Poems for Little Cataraqui

Description

56 pages
Contains Maps
$10.95
ISBN 0-921411-28-6
DDC C811'.54

Author

Publisher

Year

1994

Contributor

Reviewed by Edward L. Edmonds

Edward L. Edmonds is a professor of education at the University of
Prince Edward Island.

Review

This book is a study in miniature of humankind’s origins and
development, as applied to 394 hectares of Ontario land known as Little
Cataraqui. Eric Folsom sedulously traces this evolution through a series
of timescapes. The earlier poems have a hymnal quality about them,
encapsulating spiritual heritage. Indeed, “Palaeo-Ontario” might
well be called an ode. The late poems are more matter-of-fact in style,
as befits their historical content.
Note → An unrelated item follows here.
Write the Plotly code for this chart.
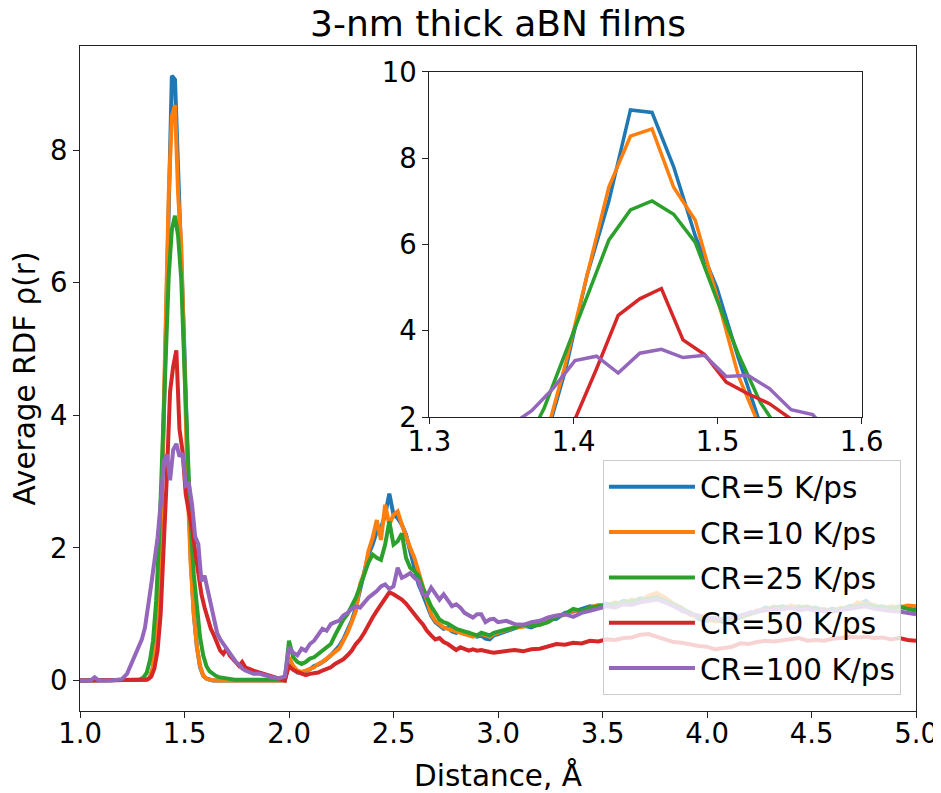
import plotly.graph_objects as go

# ---------------- data ----------------
# distance grids (Å)
r_head = [1.0, 1.05, 1.07, 1.09, 1.15, 1.2, 1.225]
r_peak_a = [1.2445, 1.2595, 1.2745, 1.2895, 1.3045, 1.3195, 1.3345, 1.3495, 1.3645, 1.3795,
            1.3945, 1.4095, 1.4245, 1.4395, 1.4545, 1.4695, 1.4845, 1.4995, 1.5145, 1.5295,
            1.5445, 1.5595, 1.5745, 1.5895, 1.6045, 1.6195, 1.6345, 1.6495, 1.6645, 1.6795,
            1.6945, 1.7095, 1.7245, 1.7395, 1.7545, 1.7695, 1.7845]
r_peak_b = [1.251, 1.266, 1.281, 1.296, 1.311, 1.326, 1.341, 1.356, 1.371, 1.386,
            1.401, 1.416, 1.431, 1.446, 1.461, 1.476, 1.491, 1.506, 1.521, 1.536,
            1.551, 1.566, 1.581, 1.596, 1.611, 1.626, 1.641, 1.656, 1.671, 1.686,
            1.701, 1.716, 1.731, 1.746, 1.761, 1.776, 1.791]
r_tail = [1.83, 1.86, 1.89, 1.92, 1.95, 1.98,
          2.00, 2.02, 2.04, 2.06, 2.08, 2.10, 2.12, 2.14, 2.16, 2.18,
          2.20, 2.22, 2.24, 2.26, 2.28, 2.30, 2.32, 2.34, 2.36, 2.38,
          2.40, 2.42, 2.44, 2.46, 2.48, 2.50, 2.52, 2.54, 2.56, 2.58,
          2.60, 2.62, 2.64, 2.66, 2.68, 2.70, 2.72, 2.74, 2.76, 2.78,
          2.80, 2.82, 2.84, 2.86, 2.88, 2.90, 2.92, 2.94, 2.96, 2.98, 3.00,
          3.04, 3.08, 3.12, 3.16, 3.20, 3.24, 3.28, 3.32, 3.36, 3.40,
          3.44, 3.48, 3.52, 3.56, 3.60, 3.64, 3.68, 3.72, 3.76, 3.80,
          3.84, 3.88, 3.92, 3.96, 4.00, 4.04, 4.08, 4.12, 4.16, 4.20,
          4.24, 4.28, 4.32, 4.36, 4.40, 4.44, 4.48, 4.52, 4.56, 4.60,
          4.64, 4.68, 4.72, 4.76, 4.80, 4.84, 4.88, 4.92, 4.96, 5.00]

r_a = r_head + r_peak_a + r_tail
r_b = r_head + r_peak_b + r_tail

cr5 = ([0, 0, 0, 0, 0, 0, 0] +
       [0, 0, 0, 0, 0, 0.01, 0.05, 0.2, 0.6, 1.35,
        3.1, 5.3, 7.0, 9.12, 9.06, 7.8, 6.2, 5.0, 3.36, 1.85,
        1.0, 0.5, 0.2, 0.07, 0.03, 0.01, 0, 0, 0, 0,
        0, 0, 0, 0, 0, 0, 0] +
       [0, 0, 0, 0, 0, 0] +
       [0.30, 0.18, 0.12, 0.12, 0.14, 0.17, 0.22, 0.24, 0.28, 0.32,
        0.38, 0.45, 0.52, 0.62, 0.75, 0.90, 1.10, 1.35, 1.65, 1.90,
        2.05, 2.25, 2.30, 2.50, 2.82, 2.50, 2.45, 2.35, 2.20, 1.95,
        1.75, 1.45, 1.30, 1.15, 0.98, 0.88, 0.82, 0.78, 0.80, 0.74,
        0.72, 0.75, 0.70, 0.72, 0.68, 0.66, 0.68, 0.63, 0.62, 0.68,
        0.70] +
       [0.74, 0.78, 0.83, 0.80, 0.86, 0.92, 0.93, 1.02, 1.04, 1.08,
        1.12, 1.10, 1.16, 1.13, 1.20, 1.18, 1.24, 1.22, 1.30, 1.20,
        1.14, 1.05, 1.02, 0.93, 0.90, 0.92, 0.88, 0.94, 0.96, 1.02,
        1.04, 1.10, 1.08, 1.12, 1.09, 1.12, 1.08, 1.10, 1.05, 1.08,
        1.06, 1.12, 1.14, 1.20, 1.10, 1.12, 1.08, 1.12, 1.09, 1.10])

cr10 = ([0, 0, 0, 0, 0, 0, 0] +
        [0, 0, 0, 0, 0, 0.01, 0.05, 0.2, 0.6, 1.4,
         3.24, 5.3, 7.33, 8.51, 8.68, 7.33, 6.56, 4.8, 2.95, 1.75,
         1.0, 0.5, 0.22, 0.08, 0.03, 0.01, 0, 0, 0, 0,
         0, 0, 0, 0, 0, 0, 0] +
        [0, 0, 0, 0, 0, 0] +
        [0.35, 0.22, 0.15, 0.13, 0.15, 0.18, 0.20, 0.25, 0.28, 0.33,
         0.38, 0.42, 0.48, 0.60, 0.72, 0.88, 1.05, 1.45, 1.62, 1.95,
         2.15, 2.42, 2.12, 2.65, 2.35, 2.50, 2.55, 2.35, 2.15, 2.00,
         1.85, 1.65, 1.40, 1.20, 1.00, 0.90, 0.85, 0.80, 0.78, 0.76,
         0.74, 0.72, 0.70, 0.68, 0.66, 0.68, 0.70, 0.68, 0.66, 0.70,
         0.72] +
        [0.76, 0.80, 0.81, 0.85, 0.84, 0.90, 0.97, 0.99, 1.06, 1.04,
         1.10, 1.14, 1.13, 1.18, 1.16, 1.22, 1.20, 1.28, 1.32, 1.25,
         1.16, 1.10, 0.99, 0.96, 0.92, 0.89, 0.92, 0.90, 0.97, 0.99,
         1.06, 1.06, 1.12, 1.08, 1.13, 1.10, 1.12, 1.06, 1.08, 1.04,
         1.10, 1.08, 1.18, 1.16, 1.14, 1.08, 1.12, 1.10, 1.13, 1.12])

cr25 = ([0, 0, 0, 0, 0, 0, 0] +
        [0, 0, 0.01, 0.02, 0.05, 0.12, 0.3, 0.6, 1.2, 2.2,
         3.5, 4.85, 6.1, 6.8, 7.01, 6.7, 6.05, 4.72, 3.45, 2.35,
         1.6, 1.05, 0.65, 0.38, 0.22, 0.14, 0.10, 0.07, 0.05, 0.04,
         0.03, 0.02, 0.02, 0.01, 0.01, 0.01, 0.01] +
        [0.01, 0.01, 0.01, 0.01, 0.01, 0.01] +
        [0.60, 0.35, 0.28, 0.25, 0.28, 0.33, 0.35, 0.40, 0.45, 0.50,
         0.55, 0.68, 0.80, 0.92, 1.00, 1.12, 1.25, 1.42, 1.62, 1.78,
         1.90, 1.85, 1.82, 2.05, 2.40, 2.05, 2.10, 2.22, 1.85, 1.70,
         1.65, 1.58, 1.40, 1.25, 1.12, 1.02, 0.92, 0.88, 0.86, 0.82,
         0.78, 0.76, 0.74, 0.72, 0.70, 0.68, 0.72, 0.70, 0.68, 0.72,
         0.74] +
        [0.77, 0.80, 0.84, 0.82, 0.84, 0.88, 0.96, 1.00, 1.08, 1.05,
         1.10, 1.12, 1.14, 1.16, 1.17, 1.20, 1.21, 1.24, 1.25, 1.20,
         1.15, 1.08, 1.02, 0.96, 0.94, 0.92, 0.91, 0.92, 0.95, 1.00,
         1.04, 1.07, 1.10, 1.11, 1.09, 1.10, 1.11, 1.08, 1.07, 1.05,
         1.08, 1.10, 1.13, 1.15, 1.12, 1.10, 1.09, 1.11, 1.08, 1.05])

cr50 = ([0, 0, 0, 0, 0, 0, 0] +
        [0, 0, 0, 0, 0.01, 0.02, 0.06, 0.18, 0.45, 1.0,
         1.95, 3.12, 4.36, 4.74, 4.98, 3.79, 3.45, 2.81, 2.54, 2.31,
         1.95, 1.60, 1.30, 1.10, 0.92, 0.78, 0.68, 0.55, 0.45, 0.40,
         0.48, 0.38, 0.33, 0.28, 0.22, 0.28, 0.20] +
        [0.15, 0.12, 0.08, 0.05, 0.02, 0.0] +
        [0.22, 0.16, 0.13, 0.10, 0.08, 0.10, 0.11, 0.12, 0.15, 0.17,
         0.20, 0.25, 0.28, 0.32, 0.38, 0.45, 0.55, 0.62, 0.72, 0.85,
         0.95, 1.05, 1.15, 1.25, 1.33, 1.30, 1.26, 1.22, 1.16, 1.08,
         0.98, 0.92, 0.85, 0.75, 0.68, 0.62, 0.64, 0.58, 0.55, 0.50,
         0.46, 0.50, 0.48, 0.45, 0.47, 0.45, 0.46, 0.44, 0.43, 0.42,
         0.43] +
        [0.44, 0.46, 0.44, 0.47, 0.48, 0.51, 0.55, 0.54, 0.57, 0.56,
         0.60, 0.59, 0.62, 0.61, 0.64, 0.65, 0.69, 0.70, 0.66, 0.63,
         0.58, 0.57, 0.54, 0.52, 0.51, 0.47, 0.49, 0.51, 0.56, 0.55,
         0.58, 0.60, 0.59, 0.61, 0.62, 0.64, 0.60, 0.61, 0.60, 0.63,
         0.64, 0.66, 0.65, 0.66, 0.64, 0.65, 0.62, 0.64, 0.61, 0.60])

cr100 = ([0, 0, 0.05, 0, 0, 0.02, 0.10] +
         [0.30, 0.40, 0.50, 0.62, 0.80, 1.10, 1.45, 1.80, 2.15, 2.67,
          3.31, 3.41, 3.02, 3.48, 3.57, 3.38, 3.43, 2.94, 2.97, 2.66,
          2.17, 2.06, 1.50, 1.58, 1.35, 1.12, 0.90, 0.72, 0.62, 0.55,
          0.50, 0.42, 0.34, 0.28, 0.24, 0.18, 0.15] +
         [0.10, 0.10, 0.07, 0.05, 0.03, 0.06] +
         [0.50, 0.42, 0.38, 0.48, 0.45, 0.55, 0.60, 0.70, 0.78, 0.75,
          0.85, 0.88, 0.90, 0.98, 1.02, 1.08, 1.12, 1.10, 1.18, 1.25,
          1.30, 1.35, 1.42, 1.45, 1.38, 1.42, 1.70, 1.55, 1.58, 1.62,
          1.55, 1.50, 1.30, 1.28, 1.40, 1.30, 1.22, 1.30, 1.20, 1.12,
          1.15, 1.10, 1.02, 0.98, 0.95, 1.00, 1.00, 0.88, 0.92, 0.93,
          0.88] +
         [0.90, 0.85, 0.84, 0.88, 0.90, 0.95, 0.98, 1.00, 0.96, 1.02,
          1.05, 1.08, 1.12, 1.10, 1.15, 1.14, 1.18, 1.20, 1.22, 1.18,
          1.12, 1.06, 1.00, 0.98, 0.95, 0.94, 0.92, 0.96, 0.98, 1.02,
          1.05, 1.06, 1.08, 1.07, 1.10, 1.06, 1.08, 1.05, 1.06, 1.04,
          1.06, 1.08, 1.10, 1.12, 1.08, 1.06, 1.05, 1.04, 1.02, 1.00])

series_names = ["CR=5 K/ps", "CR=10 K/ps", "CR=25 K/ps", "CR=50 K/ps", "CR=100 K/ps"]
series_r = [r_a, r_a, r_a, r_b, r_b]
series_y = [cr5, cr10, cr25, cr50, cr100]
colors = ["#1f77b4", "#ff7f0e", "#2ca02c", "#d62728", "#9467bd"]

main_xticks = [1.0, 1.5, 2.0, 2.5, 3.0, 3.5, 4.0, 4.5, 5.0]
main_yticks = [0, 2, 4, 6, 8]
inset_xticks = [1.3, 1.4, 1.5, 1.6]
inset_yticks = [2, 4, 6, 8, 10]

# ---------------- figure ----------------
FONT = "DejaVu Sans"
W, H = 933, 785   # the page body adds an 8px offset inside the 941x793 window
fig = go.Figure()

for name, r, y, c in zip(series_names, series_r, series_y, colors):
    fig.add_trace(go.Scatter(x=r, y=y, mode="lines", name=name, legendgroup=name,
                             line=dict(color=c, width=4), xaxis="x", yaxis="y"))
for name, r, y, c in zip(series_names, series_r, series_y, colors):
    fig.add_trace(go.Scatter(x=r, y=y, mode="lines", name=name, legendgroup=name,
                             showlegend=False, line=dict(color=c, width=3.5),
                             xaxis="x2", yaxis="y2"))

axis_common = dict(showgrid=False, zeroline=False, showline=True, linecolor="#222",
                   linewidth=1.2, mirror=True, ticks="outside", ticklen=6, tickwidth=1.2,
                   tickcolor="#222", automargin=False, ticklabeloverflow="allow",
                   tickfont=dict(family=FONT, size=27.5, color="black"))

fig.update_layout(
    width=W, height=H,
    margin=dict(l=72, r=25, t=38, b=82),
    paper_bgcolor="white", plot_bgcolor="white",
    title=dict(text="3-nm thick aBN films", x=0.5, xref="paper", xanchor="center",
               y=1 - 15 / H, yref="container", yanchor="middle",
               font=dict(family=FONT, size=36, color="black")),
    xaxis=dict(range=[1.0, 5.0], tickvals=main_xticks, tickformat=".1f",
               ticklabelstandoff=-8,
               title=dict(text="Distance, Å", font=dict(family=FONT, size=29.5, color="black"),
                          standoff=20),
               **axis_common),
    yaxis=dict(range=[-0.46, 9.57], tickvals=main_yticks,
               title=dict(text="Average RDF ρ(r)", font=dict(family=FONT, size=29.5, color="black"),
                          standoff=6),
               **axis_common),
    xaxis2=dict(domain=[0.418, 0.935], anchor="y2", range=[1.3, 1.6], tickvals=inset_xticks,
                tickformat=".1f", ticklabelstandoff=-6, **axis_common),
    yaxis2=dict(domain=[0.442, 0.961], anchor="x2", range=[2, 10], tickvals=inset_yticks,
                **axis_common),
    legend=dict(x=0.982, xanchor="right", y=0.024, yanchor="bottom",
                bgcolor="rgba(255,255,255,0.8)", bordercolor="#cccccc", borderwidth=1,
                font=dict(family=FONT, size=29.5, color="black"),
                tracegroupgap=4, itemwidth=86),
    showlegend=True,
)

fig.write_html("out.html")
There are occasional twinkles of
humor, as in the poem about Champlain’s lost compass, and occasional
personifications of natural phenomena, as when sugar maples “like
solemn families / walked the hills.” Folsom expresses the moral for
today’s Cataraqui Creek in a short prefatory note: in order to
preserve an endangered natural inheritance, the memory of a former
spiritual heritage should in no way be discounted. A helpful
drawn-to-scale map appears at the end of the book.